Jaga Toleransi Dan Tingkatkan Kewaspadaan Jadi Kunci Tangkal Terorisme

digtara.com -Ratusan mahasiswa baru Universitas Katolik Widya Mandira (Unwira) Kupang mengikuti Pengenalan Kehidupan Kampus Bagi Mahasiswa Baru (PKKMB) tahun 2025 di aula St. Maria Immaculata Kampus Penfui, Kupang, Kamis (21/8/2025).
Baca Juga:
Para mahasiswa baru ini dibekali dengan berbagai materi dari berbagai narasumber berkompeten.
Salah satu materi menarik yakni mengenai penanggulangan terorisme yang disampaikan Kabid Penelitian Forum Koordinasi Pencegahan Terorisme (FKPT) NTT, Dr. Syarifuddin Darajad, S.Sos, M.Hum.
Dalam kesempatan tersebut, Dekan Fisipol Muhammadiyah Kupang (UMK) ini memaparkan tentang terorisme sebagai kejahatan internasional yang sangat membahayakan.
Disebutkan kalau terorisme terorganisir dengan baik, mempunyai jaringan luas dan menggunakan sistem sel, memiliki sumber dana yang besar serta mengancam perdamaian dan keamanan nasional, regional dan internasional.
"Terorisme cenderung mengarah pada penggunaan kekerasan atau ancaman kekerasan yang bertujuan untuk menciptakan ketakutan dan mencapai tujuan politik atau ideologis," ujar Wakil Ketua 1 Ikatan Sosiologi Indonesia Wilayah NTT ini.
Ancaman terorisme tertinggi ada di negara Afganistan, Irak, Nigeria, Suriah dan Somalia.
Dari sejumlah negara ini, diduga mereka berevolusi secara masif ke berbagai negara Eropa, Amerika dan Asia. "Hasil survei Global Indeks Terorisme, Indonesia masuk dalam ancaman terorisme berada pada urutan 37 tingkat dunia," ujarnya.
Ia juga menyampaikan kategori terorisme yakni berkaitan dengan ideologi dan keyakinan sebagai bentuk terorisme yang didorong oleh suatu ideologi atau sistem kepercayaan tertentu, yang seringkali bersifat ekstrim dan radikal.
Ada juga kelompok tereksploitasi dengan tindakan doktrinasi yang memanfaatkan kelompok agama yang menyimpang, organisasi politik ekstremis, dan kultus atau aliran sesat untuk kepentingan pribadi atau kelompok.
Selain itu, ketidakpuasan atau tindakan balas dendam terhadap suatu kebijakan.
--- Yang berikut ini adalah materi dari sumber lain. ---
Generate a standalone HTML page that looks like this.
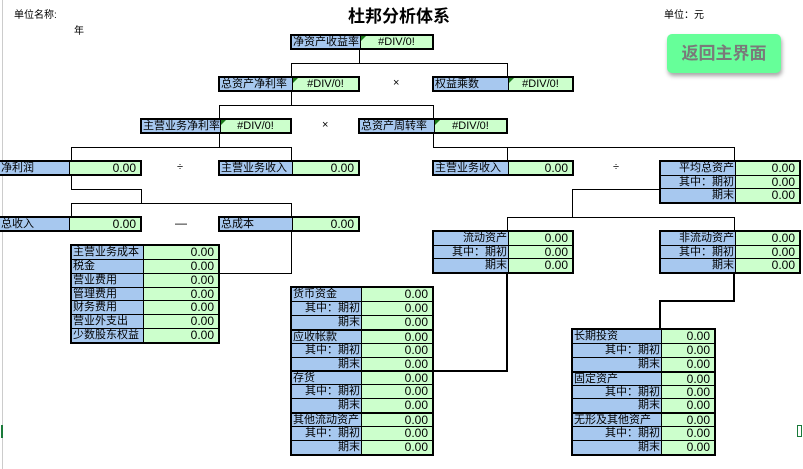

Muncul pula kelompok separatis yang mengcover dirinya menjadi gerakan politik.
Terorisme juga sering berbentuk teror fisik yakni tindakan kekerasan dalam bentuk pemukulan, pembunuhan, pemboman yang berakibat terhadap kerusakan fisik pada korban, sehingga menimbulkan rasa takut dan cemas pada korban.
Ada pula teror mental sebagai tindakan intimidasi dengan target psikologi korban untuk menciptakan rasa takut, kecemasan, dan ketidakstabilan mental, baik dalam bentuk intimidasi verbal. Penyebaran Informasi ancaman yang tidak berwujud.
Disamping itu, teror nasional yang merupakan tindakan atau ancaman kekerasan yang dilakukan oleh individu atau kelompok dalam suatu negara untuk mencapai tujuan politik, ideologis, atau keagamaan yang spesifik, dengan tujuan menciptakan rasa takut dan kekacauan di kalangan masyarakat.
"Bentuk lain yakni teror internasional sebagai tindakan kekerasan atau ancaman kekerasan yang melampaui batas-batas negara, bertujuan untuk menimbulkan rasa takut dan mencapai tujuan politik, ideologis, atau keagamaan," tambah Wakil Ketua Pimpinan Wilayah Muhammadiyah NTT ini.
Indonesia sendiri sudah mengalami berbagai aksi teror dan sudah melakukan berbagai upaya penanggulangan terorisme sejak masa lalu.
Pada masa orde lama muncul gerakan DI/TII (1949-1962) yang ingin mendirikan negara Islam. Ada pula PRRI/ PERMESTA (1957-1961) yang ingin menggulingkan pemerintahan pusat dan membentuk pemerintahan baru di wilayah Sumatera dan Sulawesi.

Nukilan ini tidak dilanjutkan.